The Olympics So Far…

The Olympic games have given us a
healthy dose of entertainment two days before the opening
ceremony.

Greek triple jumper Voula Papachristou has become the first
athlete to be kicked off an Olympic squad for something said on
social media after
tweeting the following
:

With so many Africans in Greece … at least the West Nile
mosquitos will eat homemade food!!!

Moroccan runner Mariem
Selsouli
has failed a drug test. This is her second time
testing positive for a banned substance and she now faces a
lifetime ban.

In a “you couldn’t write this” level gaffe the North Korean
women’s soccer team temporarily
boycotted
their game against Colombia after their images were
put next to a South Korean flag. The real Korean drama is scheduled
for next week when North Korea and South Korea face each other in
table tennis.

Off the fields and out of the locker rooms there is more
news.


The Washington Post
is reporting that bets are being waged
on the chance of a UFO appearing at the opening ceremony (1000 to
1) and London Mayor Boris Johnson having his hair set alight by the
Olympic torch (33 to 1).

A strike by border staff that had been planned for tomorrow
has been
cancelled
, though what the government offered workers in order
to have the busiest airport in the world operating functionally on
one of the busiest days in its history is unclear.

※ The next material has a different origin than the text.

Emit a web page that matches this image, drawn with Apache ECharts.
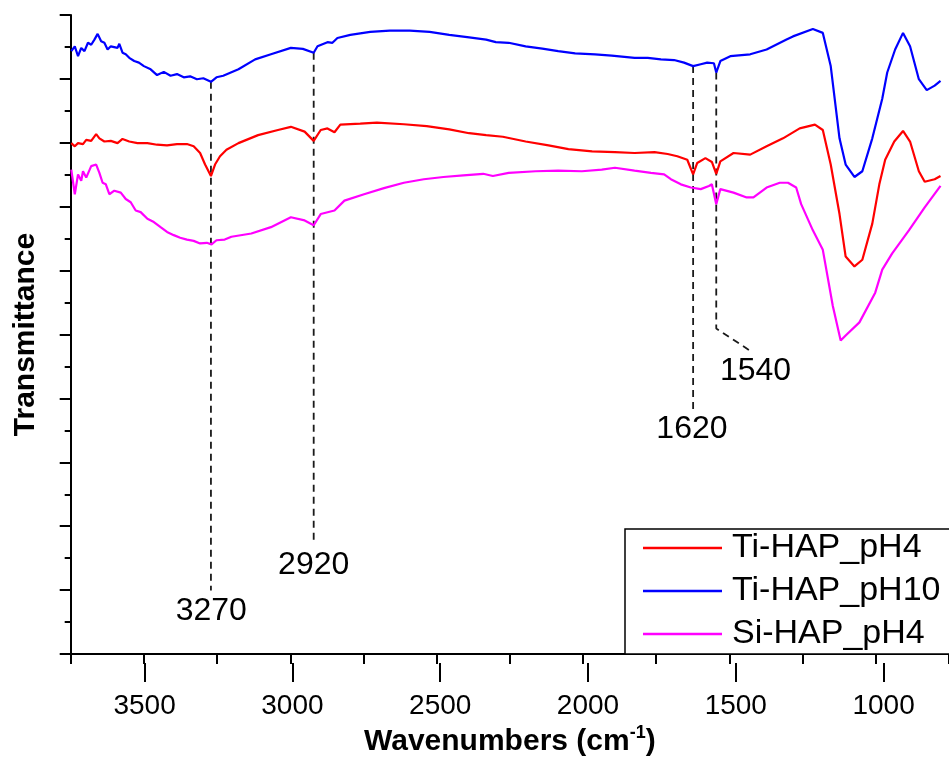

The spectators who do arrive without incident to London will be
able to enjoy the Olympic Village and its surroundings in East
London where bakers have been
banned from displaying their certain shaped goods in a certain
formation
thanks to the Olympic Committee. Choice of where to
go for fries is restricted (unless you get some fish), thanks to

McDonald’s demanding
that they be the sole supplier of fries
during the Olympics.

I for one plan to enjoy winning a little bit of money watching
Bojo’s hair catch fire during the opening ceremony Friday, watching
Handball on Saturday and Canoeing on Sunday, all while waiting to
see how many more drug dopers and racists we can get kicked out of
the games while getting the flags screwed up.